I don’t know if you’ve noticed, but our nation is in crisis, people.
It’s been coming for years. I remember being a high school junior, watching the news coverage of kids running for their lives to get away from Eric Harris and Dylan Klebold when they shot up the halls of Columbine High School. My dad and I watched CNN, tears streaming down our faces, and quietly prayed for the victims, their families and friends. That was in 1999, and it’s only gotten worse and worse. Every day it seems there is another story of hate-filled attacks on innocent people who just wanted to live their lives. Whether it’s a school shooting, an attack on a place of worship, an outdoor music festival, or even a nightclub, there are simply way too many shootings and attacks going on. It’s time to stop thinking it’s some black and white issue that can be fixed by shedding more light on mental illness or taking people’s gun rights away. It’s not black and white, and there is no easy button to fix the problem. It’s going to take all of us putting aside our biases and personal agendas to band together and realize that it’s a combination of a lot of things, and I don’t just mean the gun laws or the mental health issues.
As a whole our nation has become too political correct. People are so afraid to offend someone or to look like a bigot, they’re afraid to step up and tell someone when something’s going on. Our school officials’ hands are tied to the point that they can no longer properly discipline kids like Nikolas Cruz or Adam Lanza or Seung-Hui Cho. The FBI admits they were told Nikolas Cruz was a potential threat, but they didn’t act on their tip. My daughter came home several weeks ago, complaining about a boy in her history class. This kid would constantly make comments using the “n word” and other offensive terms for other races, talk about how he understood and supports “what Hitler was trying to do”, and spend time antagonizing other kids during class or lunch because of their sexual preference, race, or other personal issues he deemed “gross” or “disgusting”. He bullied other kids and refused to stop even after several of his own peers had told him he went too far and to stop. I urged my daughter to speak up and let her teachers and the principal know what was going on so this kid could be dealt with. She told me she has talked to her history teacher and her principal and both of them claim there’s nothing they can do until he gets physical with someone. So what happens if this kid ends up bringing a gun to school? We live in a small country town and it’s completely normal for kids to have access to hunting rifles, pistols, and other weapons. It’s my biggest fear that one of these days, this kid or another is going to make our little town national news for all the wrong reasons. But by then, it will be too late.

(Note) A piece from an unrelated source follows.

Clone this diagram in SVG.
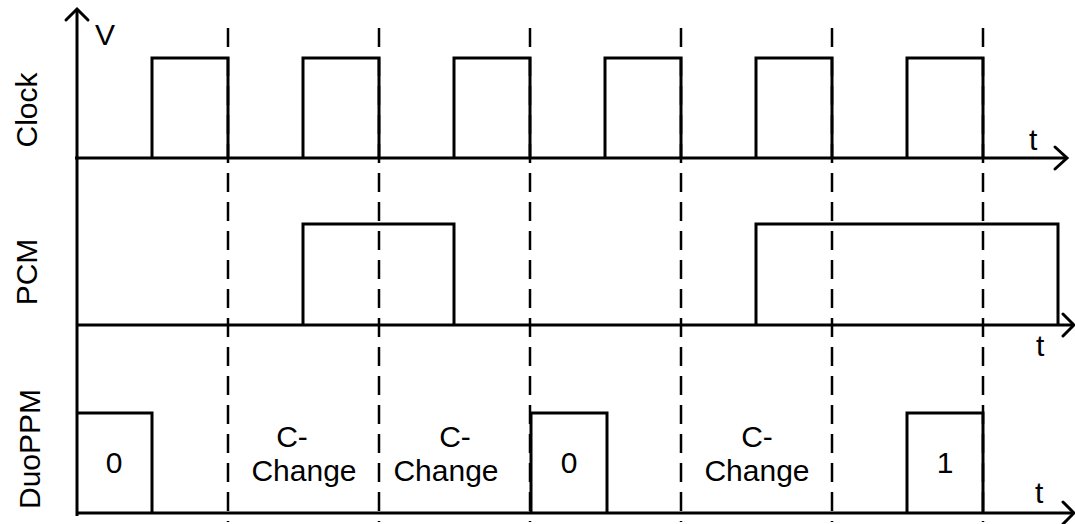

And sure, gun owners will claim that they have done everything to make sure their guns are stored securely, and get mad that they’re being “punished” when people start screaming “Take away all the guns!” But taking away guns is not the answer. I don’t know if y’all realize this, but criminals aren’t known for obeying the law. No matter how many gun laws are in place, and no matter how secure we think our guns or weapons are in our homes, these people are still managing to get their hands on guns to commit these crimes. That means somewhere along the line, someone didn’t do their job. Whether it’s a shop owner who’s selling illegally, or a parent who’s not making sure their guns are stored and kept so secure that these kids can’t access them, somebody screwed up somewhere. But also… if someone really wants to hurt or kill someone else, they’re going to try to do that any way possible. Maybe not with a gun, but with a knife, a baseball bat, or hell, even a stick- you get my point. And if someone has gotten to the point in their mind that they really want to hurt or kill someone, then the people closest to them have not done their job. As parents, friends, family members, teachers… It’s our job to notice when a child needs help. Yes, it’s easy to get frustrated and write them off as being a problem child and just want to get them out of our hair as quickly as possible. But we have to be aware that something isn’t right, and if it’s not right, we have to take action to get them help.
We, as a nation, need to stop being so afraid to stand up and make a change. Our political officials need to put aside their biases and personal agendas and work together to do things like make more resources available to those who need help for mental illness, and to make assault rifles something that is not available to anyone but our military. Give school officials more power to do more when there is a problem with a student who is showing warning signs of hurting themselves or other people, and maybe come up with some way to ensure gun owners are doing all they can to secure their personal guns. I don’t know. I don’t have the answers; these are just thoughts. Everytime anything like this happens, thoughts like these fill my head, along with the what ifs and the shoulda-coulda-wouldas. I don’t pretend to know how to fix everything. All I know is that children are terrified to go to school, and begging us to do something. We are the adults; we are the ones who are supposed to protect them. It’s time for us to stop talking about it and take action before this happens again.